カレッジに進んだクレイは、音楽の勉強も、歌手としてのキャリアも追わないと決めていた。「不安定な暮らしに耐える根性はないし、残りの人生をずっと誰かに見出されるのを待ってドアを叩き続けるのは嫌だったんだ」と彼。「特殊教育を学ぼうと決めて、自閉症児の教育に生きがいを見出した。人生のプランを決めたんだ。6年教えて、その後ウィリアム&メアリー・カレッジに進んで修士号を取るつもりだった。」彼の予定では、50歳の時にはハイスクールの校長になっているはずだった。
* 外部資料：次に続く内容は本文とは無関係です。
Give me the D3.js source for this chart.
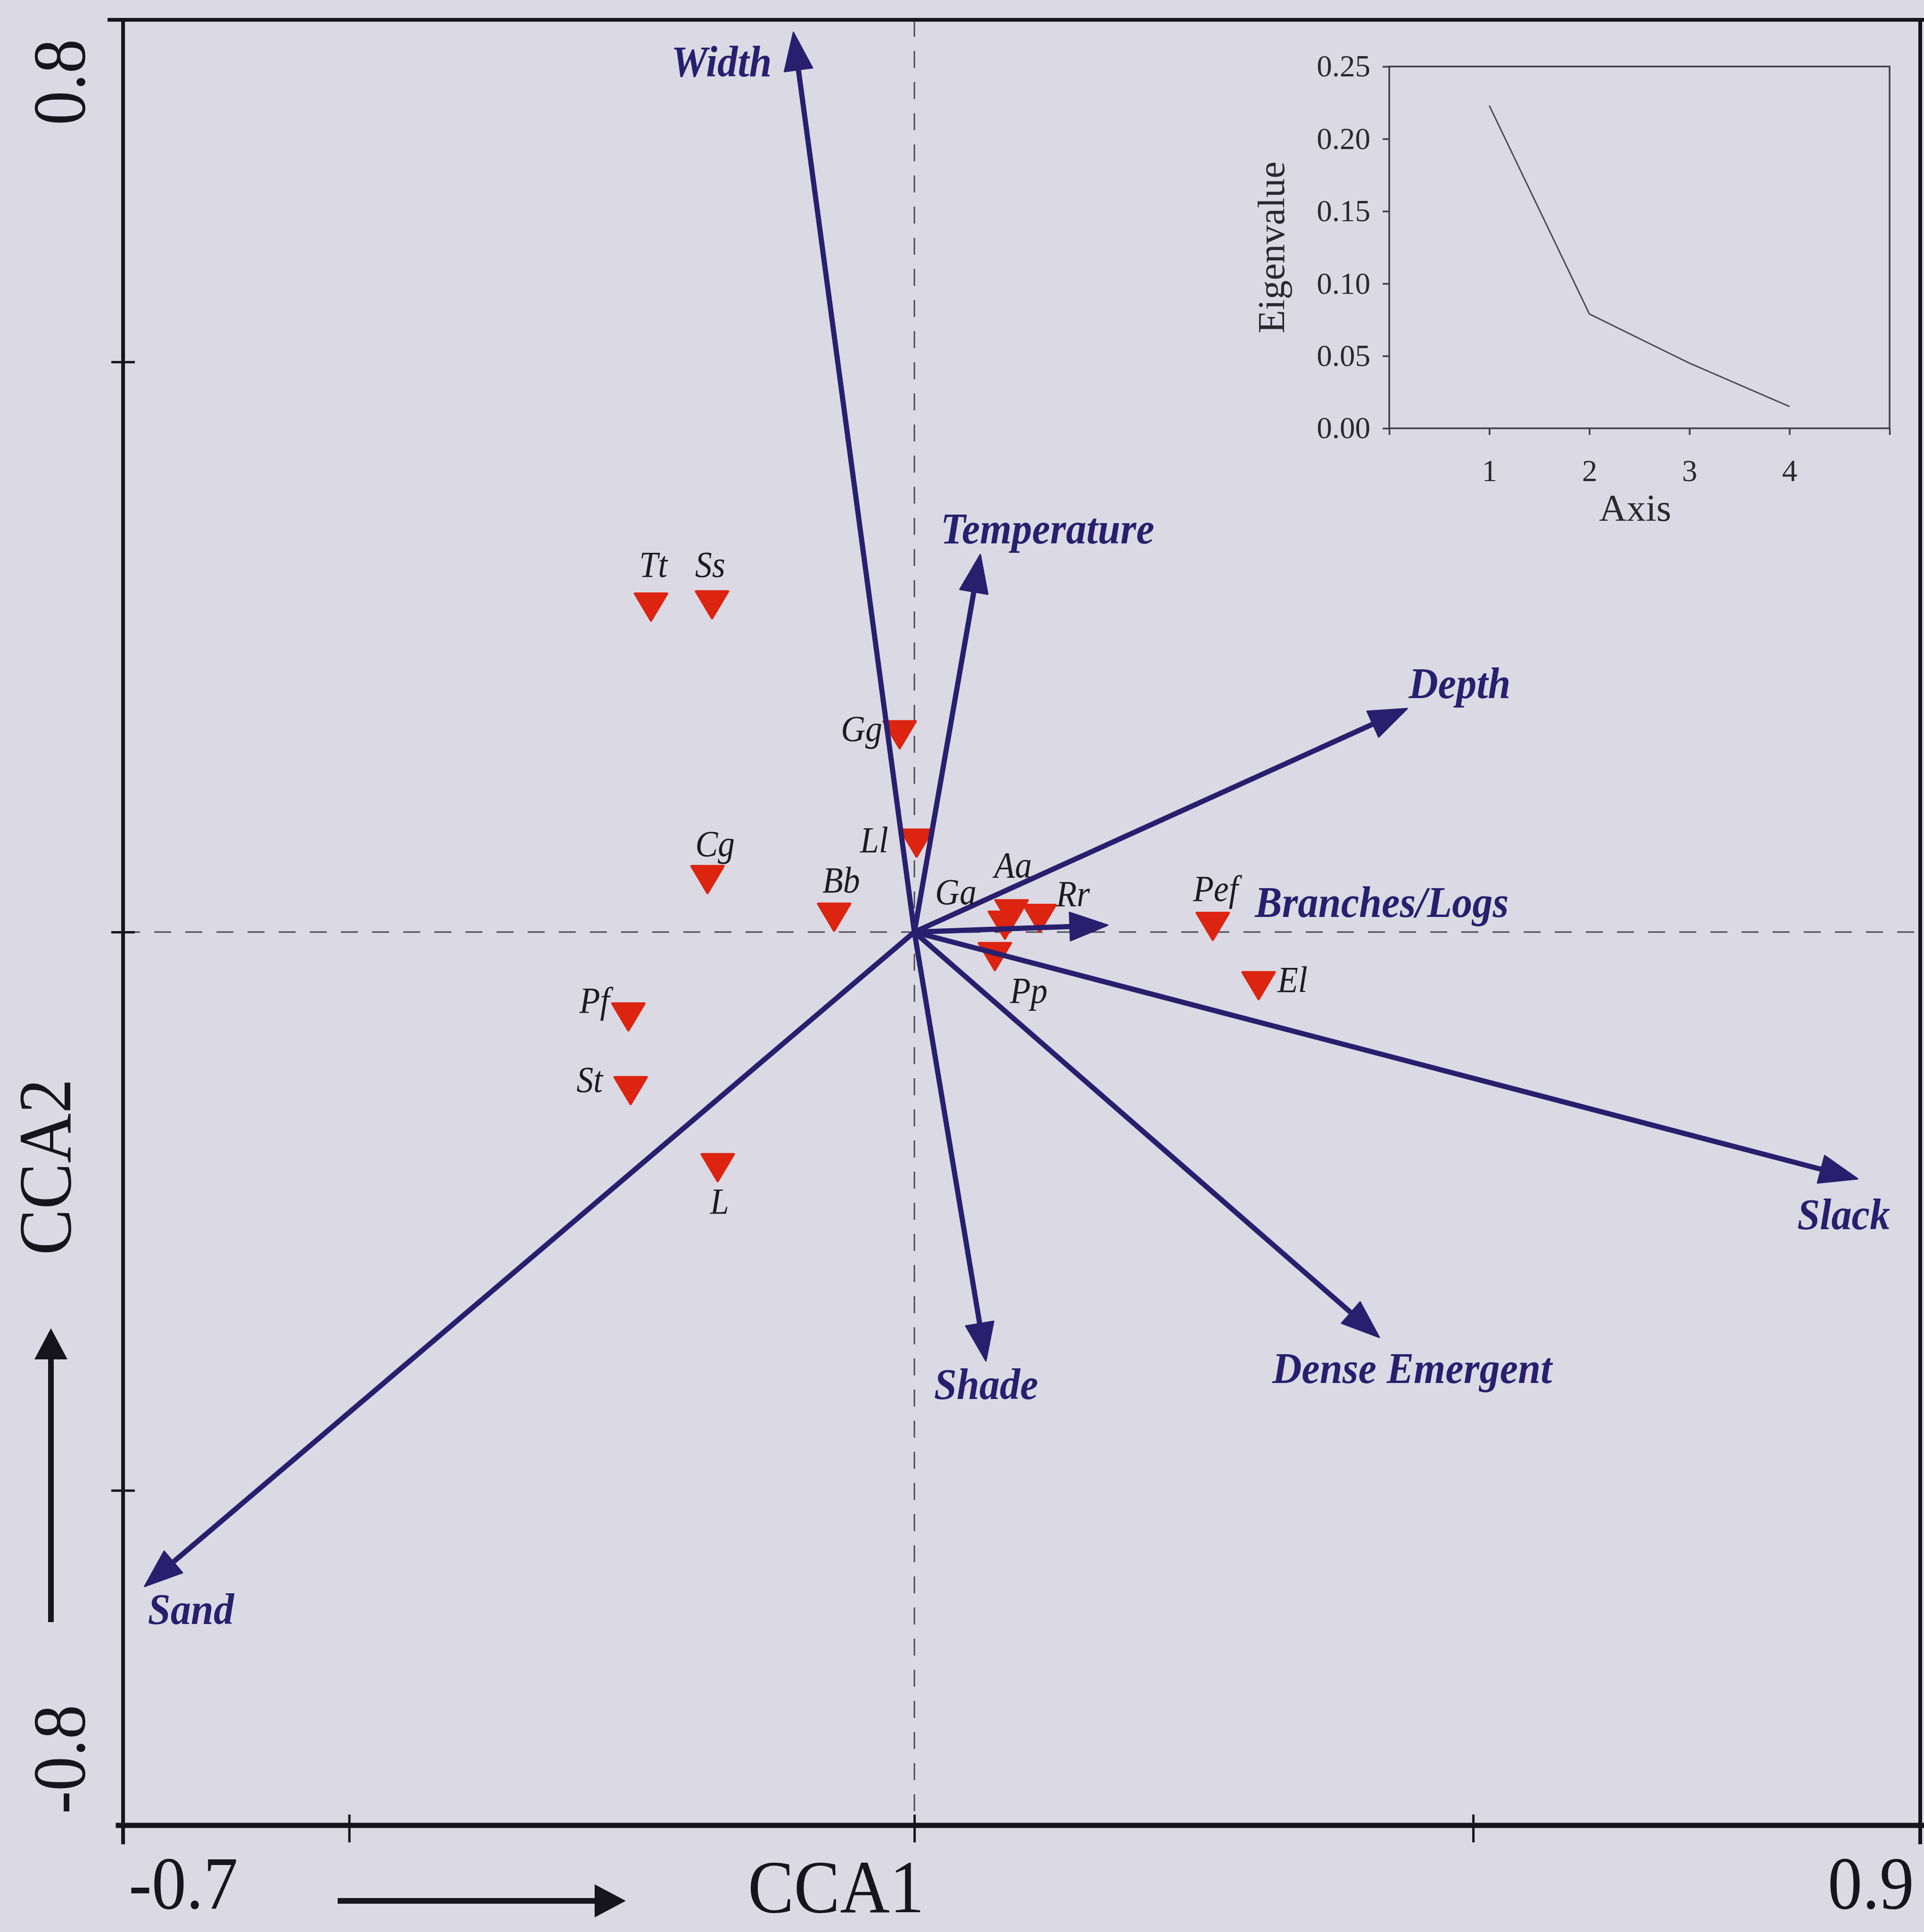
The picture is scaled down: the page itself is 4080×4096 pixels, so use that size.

自閉症を持つ17歳の学生を1年受け持った後、クレイはノース・カロライナ州シャーロットのブーベル家に派遣され、息子マイクのケアをすることになった。マイクの母親、ダイアンこそが、クレイに『American Idol』第2シーズンのオーディションを受けるよう勧めた人物だった。

デビュー・アルバム『メジャー・オブ・ア・マン』はLA、マイアミ、ロンドンで、エグゼクティヴ・プロデューサーのクライヴ・デイヴィスをはじめ、スティーヴ・マック、クリフ・マグネス、デズモンド・チャイルド、スティーヴ・モラレス、リック・ノウェルズといったプロデューサー、ソングライター達を迎え入れ制作された。2003年夏は『American Idols Live!』ツアーで全米でツアーを行い、その天性の歌声を全米のファンの前で披露した。

セールスとエアプレイの数字が明らかになると、クレイのシングル “This Is The Night” はビルボード・ホット100初登場第一位という歴史的デビューを飾った。リリース第一週に392,000枚以上を売り上げ、エルトン・ジョンの “Candle in the Wind 1997” 以来の週間セールス記録を樹立した。また、ポール・サイモンのカバー曲 “Bridge Over Troubled Water”(明日に架ける橋)で、ビルボード・アダルト・コンテンポラリー・チャートにもランク・インを果たした。全米で10/14リリースとなったデビュー・アルバムは見事ビルボード・アルバム・チャート初登場1位を獲得。第一週目のセールスは613,000枚でブリトニー・スピアーズの1週目のセールスをも凌ぐ驚異的デビューを果たした。